Learning from Franklin

I just finished reading the autobiography of Benjamin Franklin and I am surprised at how much I enjoyed it. I put it on hold at the library after coming across a quote from it on a blog (I don’t even remember which blog) and thought it might be good for me to read something a little different than the fiction I normally read.

There were two things that stood out to me that I will remember and hopefully use in my life. Franklin developed 13 virtues that he wanted to master in his life. He numbered them beginning with the one he thought he could master the easiest and then once he felt it had become habit he would move onto the next until that one was mastered. All of the virtues he wrote (except for chastity, which begins with “rarely use venery but for health or offspring”…maybe taking it a bit far) were things I could see improving in my own life, but the one that I remember and have thought of many times a day since I read it was tranquility, be not disturbed at trifles, or at accidents common or unavoidable. Having three young children I can certainly have many instances a day to improve on this virtue. Since reading about it I have caught myself before snapping at Anna over a spilled drink or chastising Lincoln for a pile of dinosaurs that got left out in the middle of the floor. It is just not a big deal. I can clean up the milk and pour some more and I can remind Lincoln nicely to pick up his toys when he is done playing.
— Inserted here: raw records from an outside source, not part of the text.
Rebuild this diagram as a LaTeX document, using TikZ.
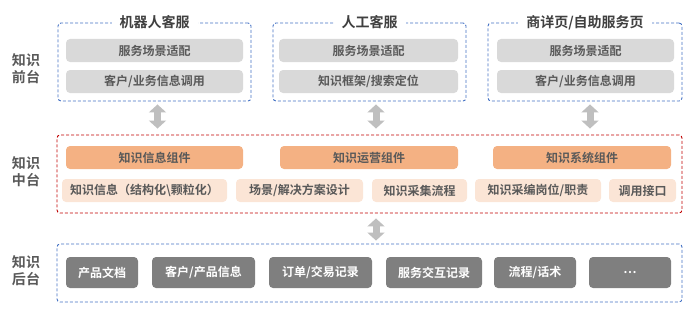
\documentclass[tikz,border=0pt]{standalone}
\usepackage{fontspec}
\setmainfont{Noto Sans CJK SC}[BoldFont={Noto Sans CJK SC Bold}]
\usetikzlibrary{positioning,arrows.meta,calc}
\definecolor{layerblue}{HTML}{4472C4}
\definecolor{layerred}{HTML}{C00000}
\definecolor{bargray}{HTML}{D9D9D9}
\definecolor{barorange}{HTML}{F4B183}
\definecolor{barpeach}{HTML}{FBE5D6}
\definecolor{bardark}{HTML}{7F7F7F}
\definecolor{arrowgray}{HTML}{BFBFBF}
\definecolor{textgray}{HTML}{595959}

\begin{document}
\begin{tikzpicture}[x=1pt,y=-1pt,
    every node/.style={font=\bfseries\fontsize{12}{14}\selectfont, text=textgray, inner sep=0pt},
    layerbox/.style={draw, line width=0.9pt, dash pattern=on 3pt off 2pt, rounded corners=3pt, minimum height=#1},
    layertitle/.style={fill=white, inner xsep=8pt, font=\bfseries\fontsize{14}{16}\selectfont, text=black!75},
    layerlabel/.style={align=center, font=\bfseries\fontsize{14}{17}\selectfont},
    graybar/.style={fill=bargray, rounded corners=4pt, minimum height=23pt, minimum width=#1},
    orangebar/.style={fill=barorange, rounded corners=4pt, minimum height=23pt, minimum width=#1},
    peachbar/.style={fill=barpeach, rounded corners=4pt, minimum height=23pt, minimum width=#1},
    darkbar/.style={fill=bardark, text=white, rounded corners=4pt, minimum height=31pt, minimum width=#1},
    dblarrow/.style={draw=arrowgray, line width=7pt, {Triangle[width=17pt,length=8pt]}-{Triangle[width=17pt,length=8pt]}}]
  \useasboundingbox (0,0) rectangle (692,313);

  % front end
  \node[layerlabel] (frontlabel) at (26,68.5) {知识\\前台};
  \node[layerbox=78pt, draw=layerblue, minimum width=193pt] (front1) at (154.5,62) {};
  \node[layerbox=78pt, draw=layerblue, minimum width=193pt] (front2) at (369.5,62) {};
  \node[layerbox=78pt, draw=layerblue, minimum width=194pt] (front3) at (585,62) {};
  \node[layertitle] (title1) at (front1.north) {机器人客服};
  \node[layertitle] (title2) at (front2.north) {人工客服};
  \node[layertitle] (title3) at (front3.north) {商详页/自助服务页};
  \node[graybar=177pt] (scene1) at (154.5,50.5) {服务场景适配};
  \node[graybar=177pt] (call1) at (154.5,81.5) {客户/业务信息调用};
  \node[graybar=179pt] (scene2) at (368.5,50.5) {服务场景适配};
  \node[graybar=179pt] (search2) at (368.5,81.5) {知识框架/搜索定位};
  \node[graybar=177pt] (scene3) at (585.5,50.5) {服务场景适配};
  \node[graybar=177pt] (call3) at (585.5,81.5) {客户/业务信息调用};

  % middle
  \node[layerlabel] (midlabel) at (26,171.5) {知识\\中台};
  \node[layerbox=78pt, draw=layerred, minimum width=625pt] (middle) at (369.5,174) {};
  \node[orangebar=177pt] (info) at (154.5,157.5) {知识信息组件};
  \node[orangebar=178pt] (ops) at (369,157.5) {知识运营组件};
  \node[orangebar=178pt] (sys) at (582,157.5) {知识系统组件};
  \node[peachbar=165pt] (infodetail) at (144.5,190.5) {知识信息（结构化\textbackslash 颗粒化）};
  \node[peachbar=127pt] (design) at (299.5,190.5) {场景/解决方案设计};
  \node[peachbar=95pt] (collect) at (419.5,190.5) {知识采集流程};
  \node[peachbar=126pt] (roles) at (538,190.5) {知识采编岗位/职责};
  \node[peachbar=67pt] (api) at (642.5,190.5) {调用接口};

  % back end
  \node[layerlabel] (backlabel) at (26,271) {知识\\后台};
  \node[layerbox=58pt, draw=layerblue, minimum width=625pt] (back) at (369.5,273) {};
  \node[darkbar=72pt] (docs) at (102,272.5) {产品文档};
  \node[darkbar=103pt] (custinfo) at (203.5,272.5) {客户/产品信息};
  \node[darkbar=103pt] (orders) at (320.5,272.5) {订单/交易记录};
  \node[darkbar=96pt] (chats) at (434,272.5) {服务交互记录};
  \node[darkbar=82pt] (scripts) at (535,272.5) {流程/话术};
  \node[darkbar=82pt] (more) at (630,272.5) {…};

  \draw[dblarrow, shorten <=3pt, shorten >=6pt] ([xshift=3pt]front1.south) -- ([xshift=3pt]front1.south |- middle.north);
  \draw[dblarrow, shorten <=3pt, shorten >=6pt] ([xshift=6.5pt]front2.south) -- ([xshift=6.5pt]front2.south |- middle.north);
  \draw[dblarrow, shorten <=3pt, shorten >=6pt] ([xshift=5pt]front3.south) -- ([xshift=5pt]front3.south |- middle.north);
  \draw[dblarrow, shorten <=5pt, shorten >=3pt] ([xshift=6.5pt]middle.south) -- ([xshift=6.5pt]middle.south |- back.north);
\end{tikzpicture}
\end{document}
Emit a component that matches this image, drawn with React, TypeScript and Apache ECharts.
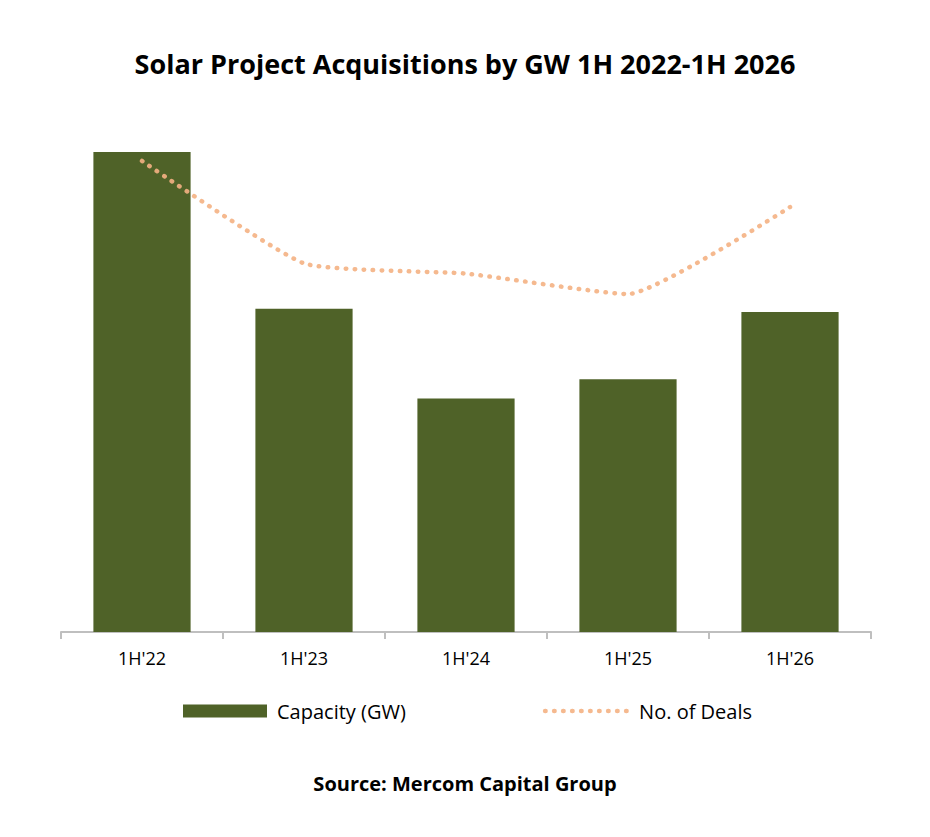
import * as echarts from "echarts";
import { useEffect, useRef } from "react";

const categories = ["1H'22", "1H'23", "1H'24", "1H'25", "1H'26"];
const capacityGW = [15.0, 10.1, 7.3, 7.9, 10.0];
const dealCounts = [92, 72, 70, 66, 83];

const font = "'Open Sans', 'Liberation Sans', sans-serif";

const dotted = {
	color: "#f4b183",
	opacity: 0.9,
	width: 4.5,
	type: [0.5, 8.5] as number[],
	cap: "round" as const
};

const option: echarts.EChartsOption = {
	animation: false,
	backgroundColor: "#ffffff",
	textStyle: { fontFamily: font },
	title: {
		text: "Solar Project Acquisitions by GW 1H 2022-1H 2026",
		left: "center",
		top: 45,
		textStyle: { fontFamily: font, fontSize: 27, fontWeight: "bold", color: "#000000" }
	},
	legend: {
		bottom: 111,
		left: 178,
		itemGap: 137,
		itemWidth: 84,
		itemHeight: 13,
		textStyle: { fontFamily: font, fontSize: 20, color: "#000000", padding: [0, 0, 0, 5] },
		data: [
			{ name: "Capacity (GW)", icon: "rect" },
			{ name: "No. of Deals", itemStyle: { opacity: 0 }, lineStyle: dotted }
		]
	},
	grid: {
		left: 61,
		right: 59,
		top: 120,
		bottom: 205
	},
	xAxis: {
		type: "category",
		data: categories,
		axisLine: { lineStyle: { color: "#bfbfbf", width: 2 } },
		axisTick: { show: true, length: 7, lineStyle: { color: "#bfbfbf", width: 2 } },
		axisLabel: { fontFamily: font, fontSize: 18, color: "#000000", margin: 17 }
	},
	yAxis: [
		{ type: "value", min: 0, max: 16, show: false, splitLine: { show: false } },
		{ type: "value", min: 0, max: 100, show: false, splitLine: { show: false } }
	],
	series: [
		{
			name: "Capacity (GW)",
			type: "bar",
			data: capacityGW,
			barWidth: "60%",
			itemStyle: { color: "#4f6228" }
		},
		{
			name: "No. of Deals",
			type: "line",
			yAxisIndex: 1,
			data: dealCounts,
			smooth: 0.15,
			symbol: "none",
			lineStyle: dotted,
			itemStyle: { color: "#f4b183" }
		}
	],
	graphic: [
		{
			type: "text",
			left: "center",
			top: 773,
			style: {
				text: "Source: Mercom Capital Group",
				fontFamily: font,
				fontSize: 20,
				fontWeight: "bold",
				fill: "#000000"
			}
		}
	]
};

const App = () => {
	const chartRef = useRef<HTMLDivElement>(null);

	useEffect(() => {
		const chart = echarts.init(chartRef.current!, null, { renderer: "svg" });
		chart.setOption(option);

		return () => {
			chart.dispose();
		};
	}, []);

	return (
		<div
			ref={chartRef}
			style={{ position: "absolute", left: 0, top: 0, width: "930px", height: "837px" }}
		/>
	);
};

export default App;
Later on in the book Franklin decided to add the virtue of humility to his list. A friend told him once that he was proud and that he was not content with being right in a discussion, but was overbearing and insolent. He decided to make changes in the way he debated and discussed things and removed the words such as “certainly” and “undoubtedly” from his language and replaced them with expressions such as “I conceive”, “I apprehend”, and “I imagine”. Not only did his conversations go more pleasantly, but he noticed he wasn’t as embarrassed when he was wrong and people were more likely to agree with him when he was right. He attributes the mastery of this virtue to his influence with the public in his business and politics.

There were several other things in this book that I really enjoyed, but if I can remember these two things I will feel like I really learned something from it.